Courtyard by Marriott (六福萬怡) aims to swing into profit this year as it has become the flagship property of Leofoo Tourism Group (六福旅遊集團), which has written off losses linked to the Westin Taipei (台北威斯汀六福皇宮), officials said yesterday.
The five-star hotel in the same complex as the Nangang MRT and high-speed rail stations and a shopping mall has a fair chance of reversing losses this year after the group in the first quarter wrote down all losses linked to the Westin Taipei, communications official Grace Huang (黃馨儀) said.
The group, which also owns Leofoo Hotel (六福客棧) in Taipei’s Zhongshan District (中山) and operates Leofoo Village Theme Park (六福村) and the adjacent Leofoo Resort (六福莊) in Hsinchu, expects occupancy rates at Courtyard by Marriott to stay flat at 70 percent this year after an average of 60 percent in the first half of the year, Huang said.
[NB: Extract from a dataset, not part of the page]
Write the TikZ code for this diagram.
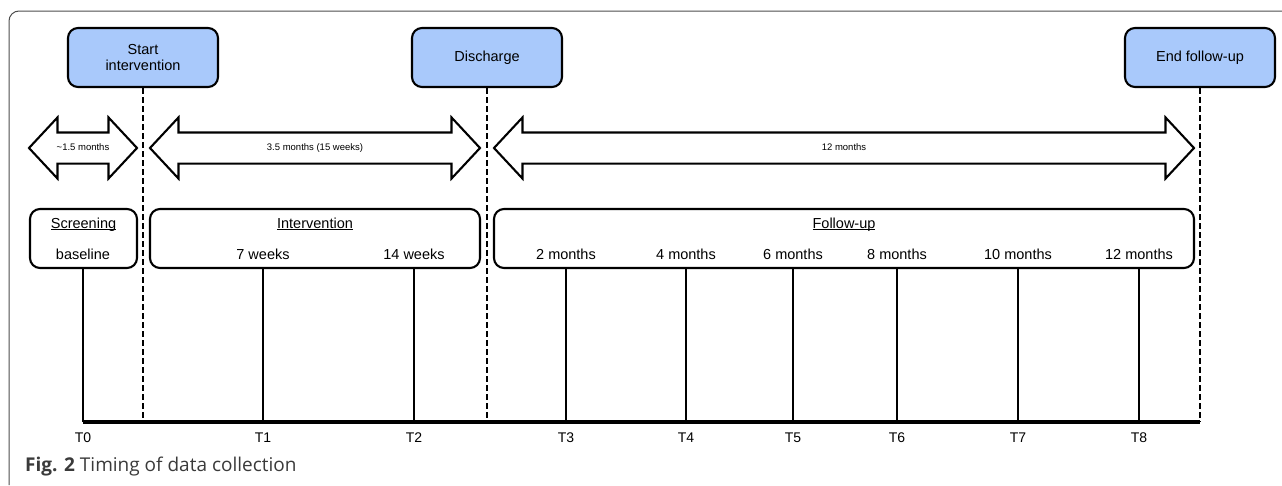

With a focus on business travelers, the hotel would inevitably be affected by the ongoing economic slowdown, although occupancy does climb to 80 percent and 90 percent during major trade shows, Huang said.
Daily room rates for the hotel’s 465 guestrooms should hold steady at NT$5,000 (US$161.02), she added.
The property is now the group’s main priority, because of the closure of the Westin Taipei in December last year and the urban renewal plans for Leofoo Hotel, Huang said.
It aims boost food and beverage sales by taking part in the Taiwan Culinary Exhibition next week, which could generate NT$4 million in restaurant voucher sales, she said.
The target is quite conservative, compared with NT$6 million last year, as the group has to factor in the exit of the Westin Taipei and the economic slowdown, Huang said.
The group would continue to join food and travel shows to improve brand awareness and highlight its support of eco-friendly food and cooking skills, she said.
Leofoo Hotel is due to submit urban renewal documents by October and regulators could wrap up the review by April next year, Huang said, adding that the group has not reached a conclusion about whether to turn the 47-year-old building into office space or a mixed-use complex with hotel rooms.
“Office space appears to be in great demand now, but it is hard to predict the future,” she said.
Leofoo Village Theme Park is looking at a 20 percent increase in ticket sales for the summer with 500,000 visits, Huang said.
The recreational facility has been profitable, but had to help cover the losses made by the Westin Taipei over the years, she added.